Heartbreak for India in doubles

Updated - October 26, 2016 12:20 pm IST

Published - October 08, 2010 12:45 pm IST - New Delhi

It was not to be. The top-seeds and overwhelming favourites for the gold medal, Mahesh Bhupathi and Leander Paes were dealt a straight-set semifinal dismissal by Australians Peter Luczak and Paul Hanley on Friday. What hurt more was the manner of their ouster, a succinct 6-2, 6-2 spanking in 74 minutes.

Making the day easier on India, Somdev Devvarman bounded like a jackrabbit into the men's singles final with a 6-3, 6-1 win over Matt Ebden of Australia. His metronomic proficiency from the baseline made short work of the third-seed, who stuck to his backfiring guns of beating Devvarman at his own game, only to fail miserably.

Nine double-faults

Sania Mirza made the women's final as well, and her transit was a rallying lurch across nine double-faults and Australia's Olivia Rogowska. For 30 minutes Mirza did not hold serve, looked ragged, and trailed 6-1, 3-1 before the pieces started to fall in place.

She broke Rogowska for 2-3, glued together a series of service games, and notched another break in the ninth game to nail the second set 6-4.

With a curiously calm husband and a hyperventilating father for support in the stands, Mirza opened the decider by destroying Rogowska's serve to love.

Another break in the fifth game gave Mirza the leeway of losing her serve one more time, a cushion she made full use of when serving for the match at 5-2. But three matchpoints at 5-4 were too much to quander, even for someone as erratic on serve as her.

Consistence personified

Earlier, Devvarman was consistence personified from the backcourt, as he wrapped up his semifinal against Ebden in 70 minutes.

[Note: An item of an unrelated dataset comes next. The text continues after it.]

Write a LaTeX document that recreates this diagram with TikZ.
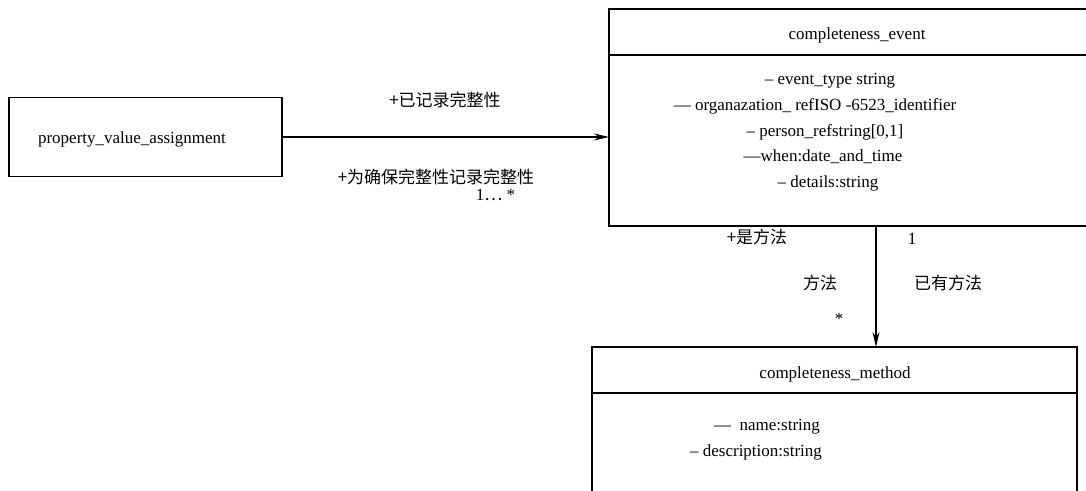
\documentclass[tikz,border=0pt]{standalone}
\usepackage{fontspec}
\setmainfont{Liberation Serif}
\newfontfamily\cjk{Noto Sans CJK SC}
\usetikzlibrary{arrows.meta}
\begin{document}
\begin{tikzpicture}[x=1pt,y=-1pt,
  classbox/.style={draw, line width=1.5pt, inner sep=0pt, outer sep=0pt},
  sep/.style={line width=1.5pt},
  txt/.style={font=\fontsize{17}{20}\selectfont, inner sep=0pt},
  zh/.style={font=\fontsize{17}{20}\selectfont\cjk, inner sep=0pt},
  link/.style={line width=1.3pt, -{Stealth[length=15pt,width=7pt]}}]
\useasboundingbox (0,0) rectangle (1086,490);
\clip (0,0) rectangle (1086,490);

% property_value_assignment
\node[classbox, minimum width=273, minimum height=79] (pva) at (145.5,137) {};
\node[txt] (pvaname) at (132,139.5) {property\_value\_assignment};

% completeness_event
\node[classbox, minimum width=496, minimum height=217] (evt) at (857,117.5) {};
\draw[sep] ([yshift=-46pt]evt.north west) -- ([yshift=-46pt]evt.north east);
\node[txt] (evtname) at (857,35) {completeness\_event};
\node[txt] (evta1) at (830,81) {– event\_type string};
\node[txt] (evta2) at (815,106) {— organazation\_ refISO -6523\_identifier};
\node[txt] (evta3) at (825,132) {– person\_refstring[0,1]};
\node[txt] (evta4) at (823,157) {—when:date\_and\_time};
\node[txt] (evta5) at (828,183) {– details:string};

% completeness_method
\node[classbox, minimum width=485, minimum height=163] (mth) at (834.5,428.5) {};
\draw[sep] ([yshift=-46pt]mth.north west) -- ([yshift=-46pt]mth.north east);
\node[txt] (mthname) at (835,374) {completeness\_method};
\node[txt] (mtha1) at (767,427) {—\ \ name:string};
\node[txt] (mtha2) at (756,452) {– description:string};

% associations
\draw[link] (pva.east) -- (pva.east -| evt.west);
\draw[link] ([xshift=267pt]evt.south west) -- ([xshift=284pt]mth.north west);

% association labels
\node[zh] (l1) at (445,100) {+已记录完整性};
\node[zh] (l2) at (436,177) {+为确保完整性记录完整性};
\node[txt] (l3) at (495.5,195) {1{\cjk …} *};
\node[zh] (l4) at (757,237) {+是方法};
\node[txt] (l5) at (912,239) {1};
\node[zh] (l6) at (820,283) {方法};
\node[zh] (l7) at (948,283) {已有方法};
\node[txt] (l8) at (839,319) {*};
\end{tikzpicture}
\end{document}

An extra break in the first set and two in the second gave Devvarman his walking papers into the final, where his rival will be Greg Jones.

India received another blow in men's doubles when Devvarman and Rohan Bopanna lost their semifinal to England's Ross Hutchins and Kenneth Skupski after being a set up. The 6-3, 3-6, 4-6 loss, however, ensured a bronze for India, as the contest for that medal will be between two Indians pairs.

In women's doubles, Nirupama Sanjeev and Poojashree Venkatesha lost 7-5, 3-6, 5-7 to Australia's Jessica Moore and Rogowska in the semifinal.